Required work: Return the records from the first line through the line containing "(vk) at (650,308)", and leave out the pictures.
---------- Records for the task ----------
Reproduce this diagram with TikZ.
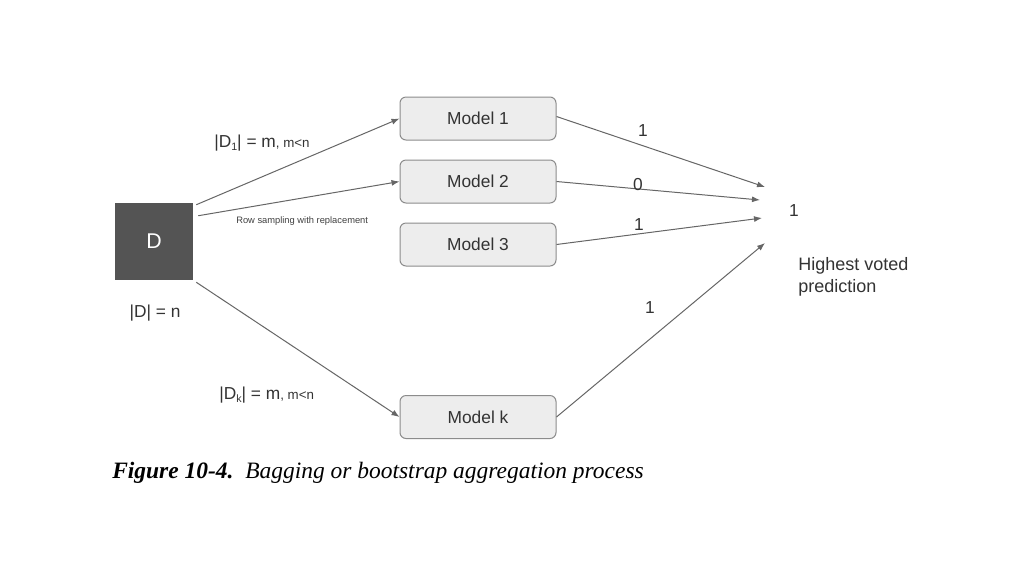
\documentclass[tikz,border=0pt]{standalone}
\usepackage{fontspec}
\setmainfont{Liberation Sans}
\newfontfamily\capfont{Liberation Serif}
\usetikzlibrary{arrows.meta}
\newcommand{\sbs}[1]{\raisebox{-2.5pt}{\fontsize{8}{9}\selectfont #1}}
\begin{document}
\begin{tikzpicture}[x=0.75pt,y=-0.75pt,
  model/.style={draw=black!45, fill=black!7, rounded corners=4.5pt, minimum width=117pt, minimum height=32.25pt, line width=0.75pt, font=\fontsize{13}{15}\selectfont, text=black!80, inner sep=0pt},
  dbox/.style={fill=black!67, minimum width=58.5pt, minimum height=57.75pt, inner sep=0pt, text=white, font=\fontsize{16}{18}\selectfont},
  link/.style={draw=black!60, line width=0.75pt, -{Latex[length=6pt,width=4.5pt]}},
  lbl/.style={font=\fontsize{13}{16.5}\selectfont, text=black!80, inner sep=0pt},
  small/.style={font=\fontsize{7}{8}\selectfont, text=black!75, inner sep=0pt}]
\fill[white] (0,0) rectangle (1024,576);
\useasboundingbox (0,0) rectangle (1024,576);

\node[dbox] (D) at (154,241.5) {D};
\node[model] (m1) at (478,118.5) {Model 1};
\node[model] (m2) at (478,181.5) {Model 2};
\node[model] (m3) at (478,244.5) {Model 3};
\node[model] (mk) at (478,417) {Model k};

\coordinate (t1) at (765,187);
\coordinate (t2) at (760,200);
\coordinate (t3) at (762,218);
\coordinate (tk) at (765,243);

\draw[link] ([shift={(3,2)}]D.north east) -- (m1.west);
\draw[link] ([shift={(5,13)}]D.north east) -- (m2.west);
\draw[link] ([shift={(3,2)}]D.south east) -- (mk.west);

\draw[link] ([yshift=1.5]m1.east) -- (t1);
\draw[link] (m2.east) -- (t2);
\draw[link] (m3.east) -- (t3);
\draw[link] (mk.east) -- (tk);

\node[lbl] (r) at (794,211) {1};
\node[lbl, align=left, anchor=west, font=\fontsize{13.5}{16.5}\selectfont] (hv) at (798,277) {Highest voted\\prediction};

\node[lbl] (v1) at (643,131) {1};
\node[lbl] (v2) at (638,185) {0};
\node[lbl] (v3) at (639,225) {1};
\node[lbl] (vk) at (650,308) {1};

\node[lbl] (n) at (155,313) {|D| = n};
\node[lbl, anchor=west] (d1) at (214,143) {|D\sbs{1}| = m{\fontsize{10}{11}\selectfont, m<n}};
\node[small, anchor=west] (rs) at (236,221) {Row sampling with replacement};
\node[lbl, anchor=west] (dk) at (219,395) {|D\sbs{k}| = m{\fontsize{10}{11}\selectfont, m<n}};

\node[anchor=west, inner sep=0pt] (cap) at (112,473) {\capfont\fontsize{17.6}{21}\selectfont\bfseries\itshape Figure 10-4.\ \ \mdseries Bagging or bootstrap aggregation process};
\end{tikzpicture}
\end{document}
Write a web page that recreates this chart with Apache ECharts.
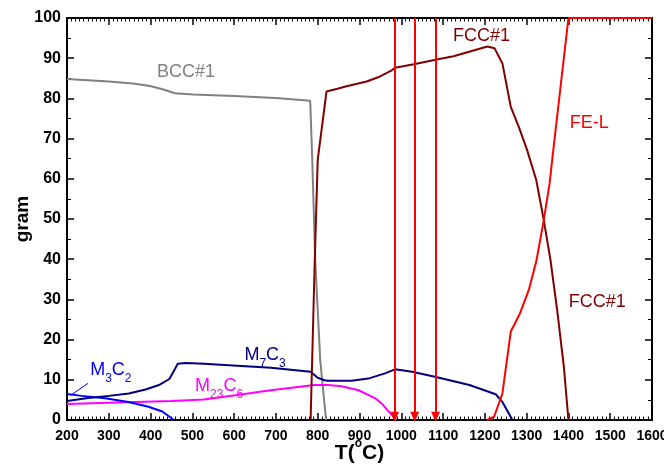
----------
Solution below:
Reproduce this diagram with TikZ.
\documentclass[tikz,border=0pt]{standalone}
\usepackage{fontspec}
\setmainfont{Liberation Sans}
\newfontfamily\capfont{Liberation Serif}
\usetikzlibrary{arrows.meta}
\newcommand{\sbs}[1]{\raisebox{-2.5pt}{\fontsize{8}{9}\selectfont #1}}
\begin{document}
\begin{tikzpicture}[x=0.75pt,y=-0.75pt,
  model/.style={draw=black!45, fill=black!7, rounded corners=4.5pt, minimum width=117pt, minimum height=32.25pt, line width=0.75pt, font=\fontsize{13}{15}\selectfont, text=black!80, inner sep=0pt},
  dbox/.style={fill=black!67, minimum width=58.5pt, minimum height=57.75pt, inner sep=0pt, text=white, font=\fontsize{16}{18}\selectfont},
  link/.style={draw=black!60, line width=0.75pt, -{Latex[length=6pt,width=4.5pt]}},
  lbl/.style={font=\fontsize{13}{16.5}\selectfont, text=black!80, inner sep=0pt},
  small/.style={font=\fontsize{7}{8}\selectfont, text=black!75, inner sep=0pt}]
\fill[white] (0,0) rectangle (1024,576);
\useasboundingbox (0,0) rectangle (1024,576);

\node[dbox] (D) at (154,241.5) {D};
\node[model] (m1) at (478,118.5) {Model 1};
\node[model] (m2) at (478,181.5) {Model 2};
\node[model] (m3) at (478,244.5) {Model 3};
\node[model] (mk) at (478,417) {Model k};

\coordinate (t1) at (765,187);
\coordinate (t2) at (760,200);
\coordinate (t3) at (762,218);
\coordinate (tk) at (765,243);

\draw[link] ([shift={(3,2)}]D.north east) -- (m1.west);
\draw[link] ([shift={(5,13)}]D.north east) -- (m2.west);
\draw[link] ([shift={(3,2)}]D.south east) -- (mk.west);

\draw[link] ([yshift=1.5]m1.east) -- (t1);
\draw[link] (m2.east) -- (t2);
\draw[link] (m3.east) -- (t3);
\draw[link] (mk.east) -- (tk);

\node[lbl] (r) at (794,211) {1};
\node[lbl, align=left, anchor=west, font=\fontsize{13.5}{16.5}\selectfont] (hv) at (798,277) {Highest voted\\prediction};

\node[lbl] (v1) at (643,131) {1};
\node[lbl] (v2) at (638,185) {0};
\node[lbl] (v3) at (639,225) {1};
\node[lbl] (vk) at (650,308) {1};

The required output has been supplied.